The Arab Non-Revolt

July 5, 2009

in Politics, World

Rami G. Khouri, editor-at-large for the Lebanese Daily Star asks why Arabs do not revolt against their governments when faced with similar circumstances to those in Iran:

One possible explanation for why discontented Iranians or Turks try to capture and reconfigure their state governance machinery, while Arabs tend to avoid it and simply build their own parallel structures, may have to do with the most basic factors of nation and state legitimacy, efficacy and credibility. Iran and Turkey enjoy powerful, ancient legitimacy as nation-states, while most Arab countries do not, because most of them are modern creations of brazen, slightly eccentric, Euro-colonialists.

Rather than wanting to manage the very difficult socio-economic challenges that define countries like Yemen, Egypt, Syria, Morocco, Algeria and Sudan, it is much more attractive for discontented political and social movements to carve out a space for themselves in society, mostly ignore the central government, and get on with the business of catering to the needs of their constituents. Consequently, central governments in most Arab countries beyond the oil states are finding that their impact and footprint in society are slowly narrowing, in line with their often-diminished legitimacy. Arab regimes to a large extent are not being challenged by their own people, they are being contained and shrunk.

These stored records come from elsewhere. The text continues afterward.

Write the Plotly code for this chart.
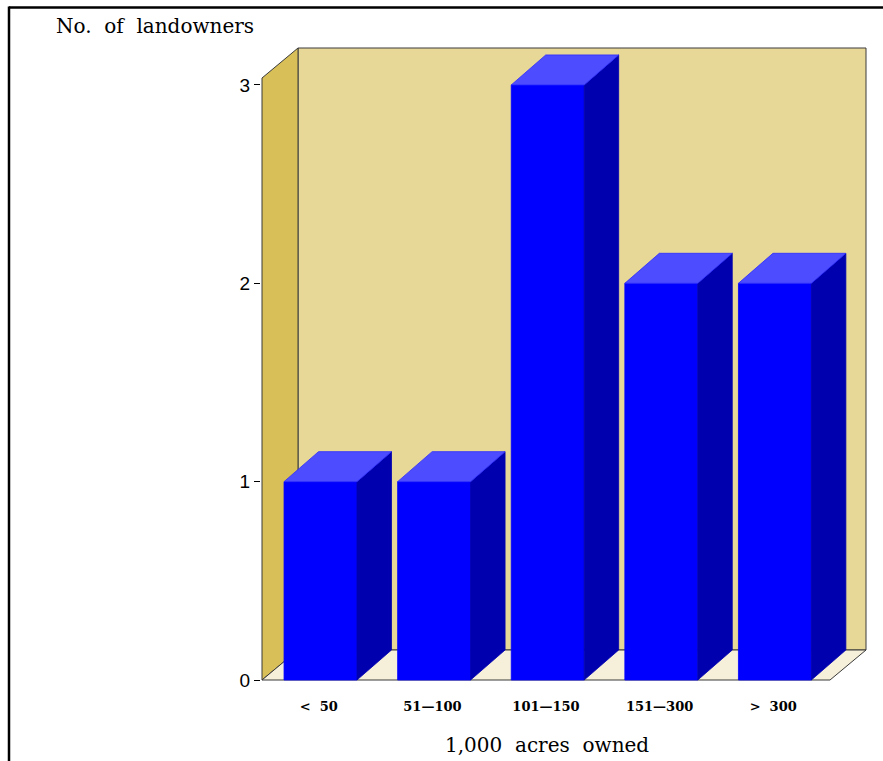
import plotly.graph_objects as go

# Data
categories = ["<\u00a0 50", "51\u2014100", "101\u2014150", "151\u2014300", ">\u00a0 300"]
landowners = [1, 1, 3, 2, 2]
y_tick_values = [0, 1, 2, 3]
y_title = "No.\u00a0 of\u00a0 landowners"
x_title = "1,000\u00a0 acres\u00a0 owned"

# Figure geometry (pixels)
W, H = 883, 761
PLOT_L, PLOT_R, PLOT_T, PLOT_B = 261, 867, 47, 681
SX = 113.6          # pixels per category
SY = 198.33         # pixels per landowner
PAD_X = 1 / SX
PAD_Y = 1 / SY

# 3-D look, in data units
DEPTH_X = 36 / SX
DEPTH_Y = 30 / SY
BAR_DEPTH_X = 34.5 / SX
BAR_DEPTH_Y = 30 / SY
WALL_TOP = 3.035
BAR_HALF = 0.321
BAR_SHIFT = 0.015

# Colours
BACK_WALL = "#E8D898"
SIDE_WALL = "#D9BF58"
FLOOR = "#F6EFDA"
EDGE = "#3a3a3a"
BAR_FRONT = "#0000FF"
BAR_SIDE = "#0000AE"
BAR_TOP = "#4D4DFF"

X0, X1 = -0.5, len(categories) - 0.5


def poly(xs, ys, fill, line_color, width=1.0):
    return go.Scatter(
        x=list(xs) + [xs[0]], y=list(ys) + [ys[0]],
        mode="lines", fill="toself", fillcolor=fill,
        line=dict(color=line_color, width=width),
        hoverinfo="skip", showlegend=False,
    )


fig = go.Figure()

# Back wall, side wall and floor
fig.add_trace(poly([X0 + DEPTH_X, X1 + DEPTH_X, X1 + DEPTH_X, X0 + DEPTH_X],
                   [DEPTH_Y, DEPTH_Y, WALL_TOP + DEPTH_Y, WALL_TOP + DEPTH_Y],
                   BACK_WALL, EDGE))
fig.add_trace(poly([X0, X0 + DEPTH_X, X0 + DEPTH_X, X0],
                   [0, DEPTH_Y, WALL_TOP + DEPTH_Y, WALL_TOP],
                   SIDE_WALL, EDGE))
fig.add_trace(poly([X0, X1, X1 + DEPTH_X, X0 + DEPTH_X],
                   [0, 0, DEPTH_Y, DEPTH_Y],
                   FLOOR, EDGE))

# Bars: front, side, top faces
for i, v in enumerate(landowners):
    left = i + BAR_SHIFT - BAR_HALF
    right = i + BAR_SHIFT + BAR_HALF
    fig.add_trace(poly([left, right, right, left], [0, 0, v, v],
                       BAR_FRONT, BAR_FRONT, 0.8))
    fig.add_trace(poly([right, right + BAR_DEPTH_X, right + BAR_DEPTH_X, right],
                       [0, BAR_DEPTH_Y, v + BAR_DEPTH_Y, v],
                       BAR_SIDE, BAR_SIDE, 0.8))
    fig.add_trace(poly([left, right, right + BAR_DEPTH_X, left + BAR_DEPTH_X],
                       [v, v, v + BAR_DEPTH_Y, v + BAR_DEPTH_Y],
                       BAR_TOP, "#2a2aff", 0.8))


def paper_x(px):
    return (px - PLOT_L) / (PLOT_R - PLOT_L)


def paper_y(py):
    return (PLOT_B - py) / (PLOT_B - PLOT_T)


fig.update_layout(
    width=W, height=H,
    margin=dict(l=PLOT_L, r=W - PLOT_R, t=PLOT_T, b=H - PLOT_B, pad=0),
    paper_bgcolor="white", plot_bgcolor="white",
    showlegend=False,
    xaxis=dict(
        range=[X0 - PAD_X, X1 + DEPTH_X + PAD_X],
        tickmode="array", tickvals=list(range(len(categories))),
        ticktext=categories, ticks="", showgrid=False, zeroline=False,
        showline=False, ticklabelstandoff=16,
        tickfont=dict(family="DejaVu Serif", size=13, color="black", weight="bold"),
        fixedrange=True,
    ),
    yaxis=dict(
        range=[0 - PAD_Y, WALL_TOP + DEPTH_Y + PAD_Y],
        tickmode="array", tickvals=y_tick_values,
        ticktext=[str(t) for t in y_tick_values],
        ticks="outside", ticklen=6, tickwidth=1, tickcolor="black",
        showgrid=False, zeroline=False, showline=False,
        tickfont=dict(family="Liberation Sans", size=19, color="black"),
        fixedrange=True,
    ),
    annotations=[
        dict(text=y_title, xref="paper", yref="paper",
             x=paper_x(256), y=paper_y(26), xanchor="right", yanchor="middle",
             showarrow=False,
             font=dict(family="DejaVu Serif", size=20, color="black")),
        dict(text=x_title, xref="paper", yref="paper",
             x=paper_x(547), y=paper_y(745), xanchor="center", yanchor="middle",
             showarrow=False,
             font=dict(family="DejaVu Serif", size=20, color="black")),
    ],
    shapes=[
        dict(type="line", xref="paper", yref="paper",
             x0=paper_x(9), x1=paper_x(W + 5), y0=paper_y(7.5), y1=paper_y(7.5),
             line=dict(color="black", width=2.5)),
        dict(type="line", xref="paper", yref="paper",
             x0=paper_x(9), x1=paper_x(9), y0=paper_y(6.5), y1=paper_y(H + 5),
             line=dict(color="black", width=2.5)),
    ],
)

fig.write_html("out.html", config={"displayModeBar": False})
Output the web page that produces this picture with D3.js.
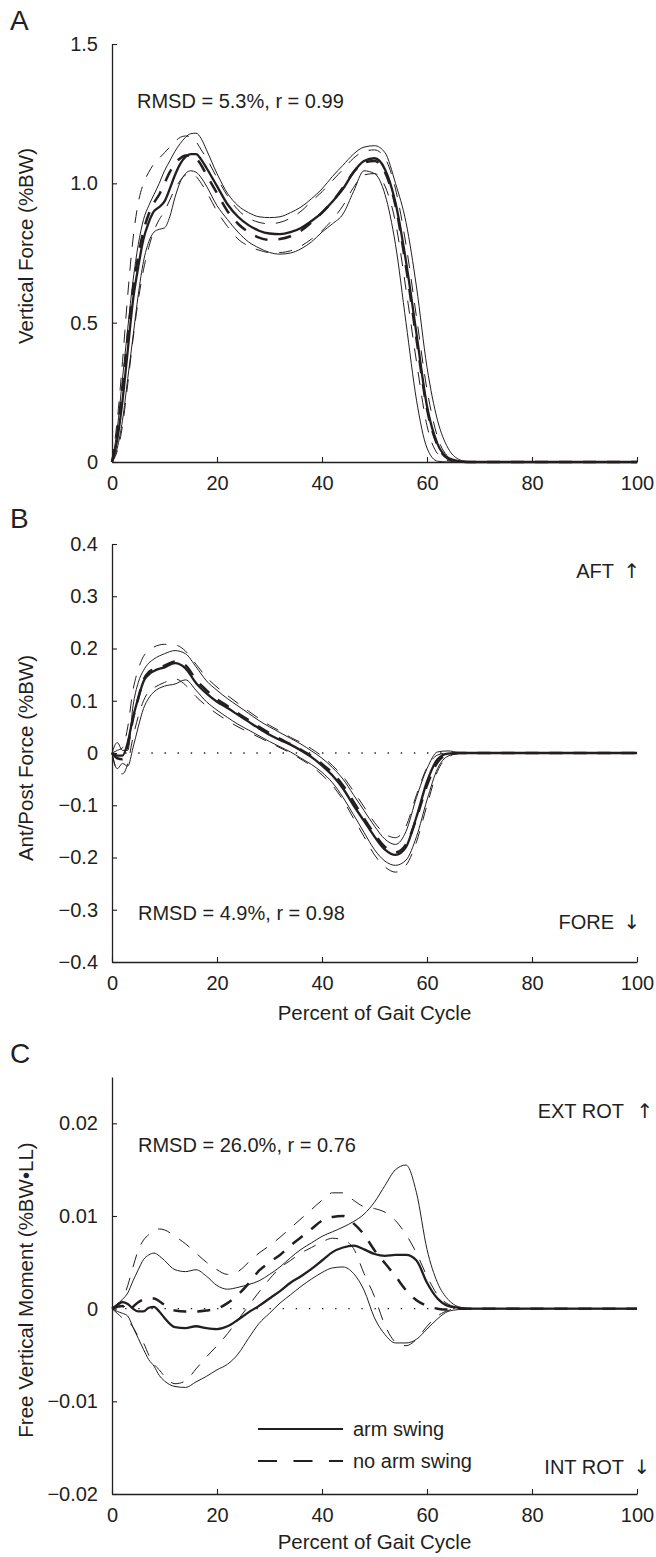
<!DOCTYPE html>
<html><head><meta charset="utf-8">
<script src="https://cdn.jsdelivr.net/npm/d3@7"></script>
<style>
body{margin:0;background:#fff}
svg{display:block}
text{font-family:"Liberation Sans",Arial,Helvetica,sans-serif;fill:#231f20}
text.arrow{font-family:"DejaVu Sans",sans-serif}
</style>
</head><body>
<svg id="chart" width="656" height="1557"></svg>
<script>
// ---------- DATA ----------
const xTicks = [0, 20, 40, 60, 80, 100];

// Panel A: Vertical force
const pctA = [0,1,2,3,4,5,6,7,8,9,10,11,12,13,14,15,16,17,18,20,22,24,26,28,30,32,34,36,38,40,42,44,46,48,50,52,54,56,58,60,62,64,66,68,70,100];
const armMeanA  = [0,0.08,0.22,0.4,0.58,0.7,0.8,0.86,0.9,0.915,0.935,0.98,1.03,1.07,1.095,1.105,1.105,1.085,1.055,0.99,0.925,0.88,0.85,0.83,0.82,0.818,0.825,0.84,0.865,0.895,0.935,0.98,1.04,1.08,1.09,1.05,0.93,0.72,0.46,0.2,0.065,0.015,0.003,0,0,0];
const armUpA    = [0,0.12,0.3,0.48,0.65,0.78,0.87,0.92,0.96,1.0,1.045,1.08,1.115,1.143,1.165,1.178,1.18,1.16,1.12,1.035,0.964,0.92,0.895,0.88,0.877,0.88,0.895,0.915,0.945,0.98,1.025,1.065,1.105,1.13,1.135,1.11,1.0,0.86,0.628,0.34,0.15,0.05,0.01,0,0,0];
const armLowA   = [0,0.05,0.15,0.3,0.45,0.6,0.72,0.79,0.825,0.835,0.84,0.88,0.95,1.005,1.035,1.045,1.04,1.02,0.99,0.92,0.87,0.825,0.79,0.768,0.752,0.746,0.75,0.765,0.79,0.825,0.855,0.89,0.97,1.045,1.035,0.96,0.78,0.5,0.222,0.05,0.003,0,0,0,0,0];
const noArmMeanA= [0,0.1,0.26,0.45,0.62,0.74,0.83,0.89,0.93,0.96,1.0,1.04,1.07,1.09,1.1,1.1,1.09,1.065,1.03,0.965,0.9,0.855,0.825,0.805,0.797,0.8,0.81,0.83,0.86,0.895,0.935,0.985,1.04,1.075,1.08,1.04,0.92,0.7,0.44,0.19,0.06,0.012,0.002,0,0,0];
const noArmUpA  = [0,0.15,0.36,0.6,0.8,0.93,1.0,1.04,1.07,1.09,1.11,1.13,1.15,1.165,1.17,1.165,1.15,1.12,1.09,1.02,0.955,0.905,0.875,0.86,0.855,0.86,0.875,0.9,0.935,0.97,1.01,1.05,1.09,1.115,1.12,1.09,0.98,0.78,0.52,0.26,0.09,0.02,0.003,0,0,0];
const noArmLowA = [0,0.04,0.13,0.28,0.44,0.58,0.69,0.77,0.83,0.87,0.9,0.94,0.98,1.01,1.03,1.035,1.025,1.0,0.97,0.9,0.845,0.8,0.775,0.76,0.752,0.752,0.758,0.775,0.8,0.83,0.87,0.92,0.985,1.03,1.035,0.99,0.86,0.62,0.36,0.13,0.03,0.005,0,0,0,0];
const yTicksA = [0, 0.5, 1.0, 1.5];

// Panel B: Ant/Post force
const pctB = [0,1,2,3,4,5,6,7,8,10,12,14,16,18,20,22,24,26,28,30,32,34,36,38,40,42,44,46,48,50,52,54,56,58,60,62,64,66,68,70,100];
const armMeanB  = [0,-0.005,-0.005,0.02,0.068,0.105,0.137,0.15,0.157,0.164,0.172,0.162,0.134,0.114,0.098,0.086,0.073,0.06,0.047,0.035,0.025,0.016,0.005,-0.008,-0.024,-0.043,-0.068,-0.1,-0.13,-0.16,-0.185,-0.195,-0.18,-0.122,-0.055,-0.012,-0.001,0,0,0,0];
const armUpB    = [0,0.02,0.005,0.005,0.09,0.135,0.158,0.172,0.18,0.19,0.196,0.19,0.165,0.138,0.12,0.104,0.09,0.076,0.062,0.05,0.039,0.028,0.017,0.004,-0.01,-0.028,-0.05,-0.08,-0.11,-0.14,-0.165,-0.175,-0.15,-0.085,-0.03,0.002,0.004,0.001,0,0,0];
const armLowB   = [0,-0.03,-0.02,-0.025,0.01,0.05,0.085,0.105,0.117,0.128,0.132,0.14,0.12,0.098,0.082,0.068,0.055,0.044,0.033,0.022,0.012,0.002,-0.01,-0.022,-0.037,-0.057,-0.085,-0.118,-0.152,-0.185,-0.207,-0.215,-0.205,-0.16,-0.09,-0.03,-0.006,-0.001,0,0,0];
const noArmMeanB= [0,-0.01,-0.012,0.015,0.065,0.105,0.14,0.155,0.16,0.167,0.175,0.168,0.14,0.12,0.103,0.09,0.076,0.063,0.05,0.038,0.027,0.017,0.006,-0.006,-0.021,-0.038,-0.062,-0.093,-0.125,-0.155,-0.18,-0.19,-0.175,-0.125,-0.062,-0.018,-0.003,0,0,0,0];
const noArmUpB  = [0,0.005,0.01,0.05,0.12,0.16,0.185,0.195,0.203,0.208,0.207,0.195,0.17,0.145,0.126,0.11,0.095,0.08,0.066,0.053,0.042,0.03,0.02,0.008,-0.006,-0.024,-0.045,-0.073,-0.103,-0.133,-0.155,-0.162,-0.14,-0.08,-0.028,-0.004,0,0,0,0,0];
const noArmLowB = [0,-0.035,-0.04,-0.02,0.03,0.07,0.1,0.118,0.125,0.135,0.142,0.13,0.108,0.09,0.075,0.062,0.05,0.04,0.03,0.02,0.01,0,-0.012,-0.025,-0.042,-0.062,-0.09,-0.125,-0.16,-0.195,-0.218,-0.228,-0.215,-0.17,-0.1,-0.035,-0.008,-0.001,0,0,0];
const yTicksB = [-0.4, -0.3, -0.2, -0.1, 0, 0.1, 0.2, 0.3, 0.4];

// Panel C: Free vertical moment
const pctC = [0,1,2,3,4,5,6,7,8,9,10,12,14,16,18,20,22,24,26,28,30,32,34,36,38,40,42,44,46,48,50,52,54,56,58,60,62,64,66,68,70,100];
const armMeanC  = [0,0.0004,0.0007,0.0005,0,-0.0003,-0.0003,0.0001,0.0002,-0.0003,-0.001,-0.002,-0.0021,-0.0019,-0.0021,-0.0022,-0.0019,-0.0012,-0.0004,0.0003,0.0011,0.0019,0.0028,0.0035,0.0043,0.0052,0.0061,0.0066,0.0068,0.0064,0.0059,0.0057,0.0058,0.0058,0.0052,0.0028,0.0011,0.0003,0.0001,0,0,0];
const armUpC    = [0,0.0005,0.001,0.0017,0.003,0.0042,0.0053,0.0058,0.006,0.0057,0.0052,0.0042,0.004,0.0042,0.0035,0.0025,0.0021,0.0023,0.0026,0.003,0.0037,0.0045,0.0055,0.0064,0.0071,0.0078,0.0083,0.0088,0.0094,0.0102,0.0115,0.0133,0.015,0.0155,0.0125,0.0064,0.0028,0.001,0.0002,0,0,0];
const armLowC   = [0,-0.0003,-0.0005,-0.0008,-0.002,-0.0032,-0.0044,-0.0055,-0.0062,-0.0072,-0.0078,-0.0084,-0.0085,-0.0079,-0.0073,-0.0066,-0.006,-0.0049,-0.0032,-0.0016,-0.0005,0.0006,0.0015,0.0024,0.0032,0.0039,0.0044,0.0045,0.0038,0.002,-0.001,-0.0028,-0.0037,-0.0037,-0.0033,-0.0022,-0.0011,-0.0003,-0.0001,0,0,0];
const noArmMeanC= [0,0.0002,0.0003,-0.0003,0.0002,0.0007,0.001,0.0011,0.0011,0.0008,0.0004,-0.0002,-0.0003,-0.0003,-0.0002,0,0.0006,0.0015,0.0027,0.0041,0.005,0.0058,0.0068,0.0077,0.0086,0.0095,0.0099,0.01,0.0092,0.008,0.0063,0.0049,0.0035,0.002,0.0009,0.0003,0,-0.0001,0,0,0,0];
const noArmUpC  = [0,0.0005,0.001,0.0025,0.0045,0.0063,0.0074,0.008,0.0085,0.0086,0.0085,0.0078,0.007,0.006,0.005,0.0042,0.0037,0.004,0.005,0.006,0.0068,0.0077,0.0087,0.0097,0.0107,0.0117,0.0125,0.0125,0.0117,0.011,0.0108,0.0104,0.0095,0.008,0.006,0.0035,0.0015,0.0005,0.0001,0,0,0];
const noArmLowC = [0,-0.0005,-0.001,-0.0013,-0.002,-0.003,-0.0037,-0.005,-0.006,-0.0066,-0.0073,-0.0081,-0.0078,-0.0065,-0.0052,-0.004,-0.0027,-0.0012,0.0003,0.0018,0.0032,0.0044,0.0052,0.006,0.0066,0.0072,0.0076,0.0074,0.0065,0.0038,0.0013,-0.0018,-0.0036,-0.004,-0.0033,-0.0019,-0.0008,-0.0002,0,0,0,0];
const yTicksC = [-0.02, -0.01, 0, 0.01, 0.02];

const legendLabels = ["arm swing", "no arm swing"];

// ---------- DRAW ----------
const INK = "#231f20";
const FONT = 20;
const FONT_T = 20.5;
const svg = d3.select("#chart");
const x = d3.scaleLinear().domain([0, 100]).range([112, 637]);

const minus = v => (v < 0 ? "\u2212" : "");
const panels = [
  { letter: "A", letterY: 30, grid: pctA, domain: [0, 1.5], range: [462, 44], yTicks: yTicksA,
    fmt: d => d === 0 ? "0" : d.toFixed(1), series: [armUpA, armLowA, noArmUpA, noArmLowA, armMeanA, noArmMeanA],
    yLabel: "Vertical Force (%BW)", yLabelC: 246, zeroLine: false, xTitle: null },
  { letter: "B", letterY: 528, grid: pctB, domain: [-0.4, 0.4], range: [962, 544], yTicks: yTicksB,
    fmt: d => Math.abs(d) < 1e-9 ? "0" : minus(d) + Math.abs(d).toFixed(1), series: [armUpB, armLowB, noArmUpB, noArmLowB, armMeanB, noArmMeanB],
    yLabel: "Ant/Post Force (%BW)", yLabelC: 758, zeroLine: true, xTitle: 1020 },
  { letter: "C", letterY: 1063, grid: pctC, domain: [-0.02, 0.025], range: [1494, 1077], yTicks: yTicksC,
    fmt: d => Math.abs(d) < 1e-9 ? "0" : minus(d) + Math.abs(d).toFixed(2), series: [armUpC, armLowC, noArmUpC, noArmLowC, armMeanC, noArmMeanC],
    yLabel: "Free Vertical Moment (%BW\u2022LL)", yLabelC: 1290, zeroLine: true, xTitle: 1549 }
];

const styles = [
  { w: 1.0, dash: null }, { w: 1.0, dash: null },
  { w: 1.0, dash: "13,11" }, { w: 1.0, dash: "13,11" },
  { w: 2.3, dash: null }, { w: 2.5, dash: "13,11" }
];

panels.forEach(p => {
  const y = d3.scaleLinear().domain(p.domain).range(p.range);
  const g = svg.append("g");

  if (p.zeroLine) {
    g.append("line").attr("x1", x(0)).attr("x2", x(100)).attr("y1", y(0)).attr("y2", y(0))
      .attr("stroke", INK).attr("stroke-width", 1.3).attr("stroke-dasharray", "1.4,11.725");
  }

  const line = d3.line().x(d => x(d[0])).y(d => y(d[1])).curve(d3.curveMonotoneX);
  p.series.forEach((vals, i) => {
    const pts = p.grid.map((g0, k) => [g0, vals[k]]).filter(d => d[1] !== undefined);
    g.append("path").datum(pts).attr("d", line).attr("fill", "none")
      .attr("stroke", INK).attr("stroke-width", styles[i].w)
      .attr("stroke-dasharray", styles[i].dash).attr("stroke-linejoin", "round");
  });

  const ya = g.append("g").attr("transform", `translate(${x(0)},0)`)
    .call(d3.axisLeft(y).tickValues(p.yTicks).tickFormat(p.fmt).tickSize(-5).tickSizeOuter(0).tickPadding(14));
  const xa = g.append("g").attr("transform", `translate(0,${p.range[0]})`)
    .call(d3.axisBottom(x).tickValues(xTicks).tickFormat(d3.format("d")).tickSize(-5).tickSizeOuter(0).tickPadding(13.5));
  [ya, xa].forEach(a => {
    a.attr("font-size", FONT).attr("font-family", null);
    a.selectAll("path.domain").attr("stroke", INK).attr("stroke-width", 1.3);
    a.selectAll(".tick line").attr("stroke", INK).attr("stroke-width", 1.1);
    a.selectAll(".tick text").attr("fill", INK);
  });

  svg.append("text").attr("x", 10).attr("y", p.letterY).attr("font-size", 28).text(p.letter);

  svg.append("text").attr("transform", `translate(33,${p.yLabelC}) rotate(-90)`)
    .attr("text-anchor", "middle").attr("font-size", FONT_T).text(p.yLabel);

  if (p.xTitle) {
    svg.append("text").attr("x", (x(0) + x(100)) / 2).attr("y", p.xTitle)
      .attr("text-anchor", "middle").attr("font-size", FONT_T).text("Percent of Gait Cycle");
  }
});

const ann = (t, xx, yy, anchor, cls) => svg.append("text").attr("x", xx).attr("y", yy)
  .attr("class", cls || null)
  .attr("text-anchor", anchor || "start").attr("font-size", FONT).text(t);
ann("RMSD = 5.3%, r = 0.99", 137, 108);
ann("RMSD = 4.9%, r = 0.98", 138, 920);
ann("RMSD = 26.0%, r = 0.76", 138, 1152);
ann("AFT", 614, 578, "end");
ann("\u2191", 632, 578, "middle", "arrow");
ann("FORE", 614, 929, "end");
ann("\u2193", 632, 929, "middle", "arrow");
ann("EXT ROT", 624, 1118, "end");
ann("\u2191", 645, 1118, "middle", "arrow");
ann("INT ROT", 624, 1474, "end");
ann("\u2193", 642, 1474, "middle", "arrow");

const leg = svg.append("g");
[[1429, null], [1461, "19,16.5"]].forEach((r, i) => {
  leg.append("line").attr("x1", 258).attr("x2", 343).attr("y1", r[0]).attr("y2", r[0])
    .attr("stroke", INK).attr("stroke-width", 2.2).attr("stroke-dasharray", r[1]);
  leg.append("text").attr("x", 353).attr("y", r[0] + 7).attr("font-size", FONT).text(legendLabels[i]);
});
</script>
</body></html>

This, I think, offers only a partial explanation. It is true that parallel social institutions do work as a form of redress against unpopular governments in the Middle East, but the article ignores its relevance to the Iranian situation. Prior to 1979 the clergy were in many ways the parallel institutions of the country, yet they ended up assuming control of the state. A similar situation could be said to have emerged in Gaza and elsewhere. Thus the difference in Iran is that Iranians do not have a parallel set of religious institutions to avail themselves of, and in a reversal of roles, those institutions are now the source of disaffection. A new civic space needed to be carved out for Iranians.